Running these checks manually for every pair doesn't scale. Build the right tooling into your workflow.

  • In-browser checker: WAVE (WebAIM), axe DevTools, or Colour Contrast Analyser desktop app. Use at least one for spot-checking rendered pages.
  • Design tool integration: Figma has Contrast (by Stark) and A11y - Color Contrast Checker plugins. Run these before handoff, not after.
  • CI/CD integration: axe-core with Playwright or Cypress can catch new contrast failures automatically on every pull request.
  • Design token validation: If you use Style Dictionary or similar, add a build-time step that rejects any text-on-background token pair below 4.5:1.
  • Browser devtools: Chrome DevTools shows contrast ratio in the color picker when you inspect text. Habit: check it while you inspect any text element you're unsure about.

Part 6: Edge Cases That Bite

  • Dark mode: Your dark-mode palette is a completely separate set of pairs. White text on dark backgrounds often passes easily, but secondary text (gray on dark gray) frequently fails. Audit both themes independently.
  • Text over images or gradients: WCAG doesn't have a clean formula for variable backgrounds. Best practice: test the lightest part of a gradient; add a text-shadow or overlay if needed.
  • Antialiasing and subpixel rendering: Thin, light text at small sizes can read worse than the ratio suggests. If a pair is right at the 4.5:1 borderline, consider nudging the color darker rather than living at the edge.
  • High-contrast mode (Windows): Some users run forced colors via the CSS forced-colors media query. Test that your UI doesn't break in this mode, even if it's technically outside WCAG's core requirements.
  • Hover and focus states: These are interactive, so they need to pass the same thresholds as normal interactive elements. A focus ring that's only visible on some backgrounds doesn't count.
  • Charts and data visualization: WCAG 1.4.11 applies to meaningful UI components. If your chart uses color alone to distinguish data series, that's also a separate accessibility failure (not just contrast).

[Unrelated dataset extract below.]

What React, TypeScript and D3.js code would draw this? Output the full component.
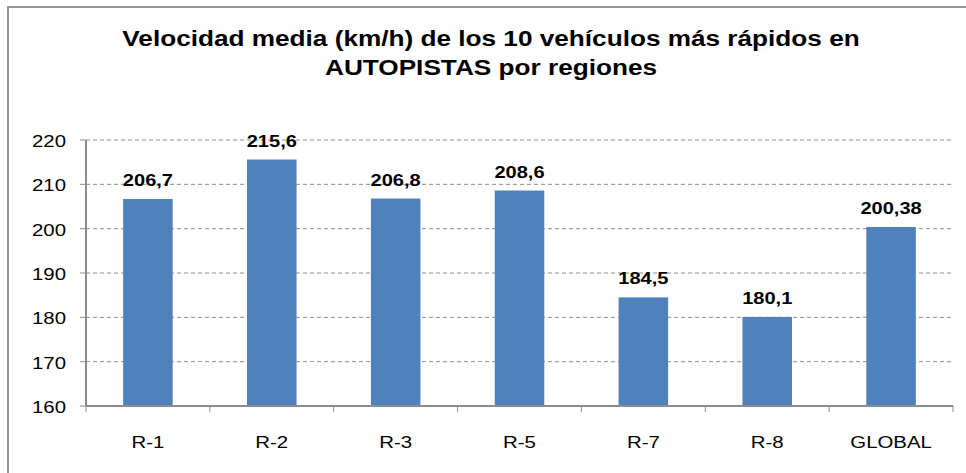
import React, { useEffect, useRef } from "react";
import * as d3 from "d3";

const regiones = ["R-1", "R-2", "R-3", "R-5", "R-7", "R-8", "GLOBAL"];
const velocidades = [206.7, 215.6, 206.8, 208.6, 184.5, 180.1, 200.38];
const etiquetas = ["206,7", "215,6", "206,8", "208,6", "184,5", "180,1", "200,38"];
const yTicks = [160, 170, 180, 190, 200, 210, 220];
const titulo = [
  "Velocidad media (km/h) de los 10 vehículos más rápidos en",
  "AUTOPISTAS por regiones",
];

const W = 966;
const H = 473;

export default function App() {
  const ref = useRef<SVGSVGElement>(null);

  useEffect(() => {
    const svg = d3.select(ref.current);
    svg.selectAll("*").remove();
    const font = "'Liberation Sans', Arial, sans-serif";

    // marco del grafico
    svg.append("rect")
      .attr("x", 8).attr("y", 7)
      .attr("width", W + 20).attr("height", H + 20)
      .attr("fill", "white")
      .attr("stroke", "#999999")
      .attr("stroke-width", 2);

    // titulo (la fuente original es algo mas ancha)
    svg.append("g").selectAll("text")
      .data(titulo)
      .join("text")
      .attr("transform", (d, i) => `translate(491,${46 + i * 29}) scale(1.19,1)`)
      .attr("text-anchor", "middle")
      .attr("font-family", font)
      .attr("font-weight", "bold")
      .attr("font-size", 22)
      .text(d => d);

    const x = d3.scaleBand().domain(regiones).range([86, 953]).paddingInner(0.6).paddingOuter(0.3);
    const y = d3.scaleLinear().domain([160, 220]).range([406, 140]);

    // rejilla
    svg.append("g").selectAll("line")
      .data(yTicks.filter(t => t > 160))
      .join("line")
      .attr("x1", 86).attr("x2", 953)
      .attr("y1", d => y(d)).attr("y2", d => y(d))
      .attr("stroke", "#8c8c8c")
      .attr("stroke-width", 1)
      .attr("stroke-dasharray", "4,3");

    svg.append("g").selectAll("rect")
      .data(velocidades)
      .join("rect")
      .attr("x", (d, i) => x(regiones[i])!)
      .attr("y", d => y(d))
      .attr("width", x.bandwidth())
      .attr("height", d => y(160) - y(d))
      .attr("fill", "#4f81bd");

    svg.append("g").selectAll("text")
      .data(velocidades)
      .join("text")
      .attr("transform", (d, i) =>
        `translate(${x(regiones[i])! + x.bandwidth() / 2},${y(d) - 13}) scale(1.18,1)`)
      .attr("text-anchor", "middle")
      .attr("font-family", font)
      .attr("font-weight", "bold")
      .attr("font-size", 17)
      .text((d, i) => etiquetas[i]);

    // eje y
    const axisColor = "#8c8c8c";
    svg.append("line")
      .attr("x1", 86).attr("x2", 86).attr("y1", 140).attr("y2", 406)
      .attr("stroke", axisColor).attr("stroke-width", 2);
    svg.append("g").selectAll("line")
      .data(yTicks)
      .join("line")
      .attr("x1", 80).attr("x2", 86)
      .attr("y1", d => y(d)).attr("y2", d => y(d))
      .attr("stroke", axisColor).attr("stroke-width", 1);
    svg.append("g").selectAll("text")
      .data(yTicks)
      .join("text")
      .attr("transform", d => `translate(66,${y(d) + 7}) scale(1.2,1)`)
      .attr("text-anchor", "end")
      .attr("font-family", font)
      .attr("font-size", 17)
      .text(d => d);

    // eje x
    svg.append("line")
      .attr("x1", 86).attr("x2", 953).attr("y1", 406).attr("y2", 406)
      .attr("stroke", axisColor).attr("stroke-width", 2);
    svg.append("g").selectAll("line")
      .data(d3.range(regiones.length + 1))
      .join("line")
      .attr("x1", d => 86 + d * x.step())
      .attr("x2", d => 86 + d * x.step())
      .attr("y1", 406).attr("y2", 412)
      .attr("stroke", axisColor).attr("stroke-width", 1);
    svg.append("g").selectAll("text")
      .data(regiones)
      .join("text")
      .attr("transform", d => `translate(${x(d)! + x.bandwidth() / 2},448) scale(1.2,1)`)
      .attr("text-anchor", "middle")
      .attr("font-family", font)
      .attr("font-size", 17)
      .text(d => d);
  }, []);

  return (
    <svg ref={ref} width={W} height={H} style={{ position: "absolute", left: 0, top: 0, display: "block" }} />
  );
}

Part 7: Before You Ship — Final Sign-Off

Run through this block as a literal sign-off task before any major release:

  • ☐ All body text pairs audited and documented with their actual ratios
  • ☐ All interactive element states (default, hover, focus, disabled, error) checked
  • ☐ Dark mode palette audited separately
  • ☐ Automated contrast tests passing in CI
  • ☐ Any exemptions (decorative, logo) explicitly documented with rationale
  • ☐ A real user with low vision, or a screen reader user, has tested the UI — tooling catches ratios but not everything that affects legibility

One last thing worth internalizing: WCAG compliance is a floor, not a ceiling. A 4.5:1 ratio is the minimum most people with mild vision impairment need. Aiming for 7:1 on your body text doesn't just help users — it makes your design more legible for everyone in bright sunlight, on cheap screens, and in ten years when their eyes have changed. Build that in from the start, and you stop treating accessibility as a retrofit problem.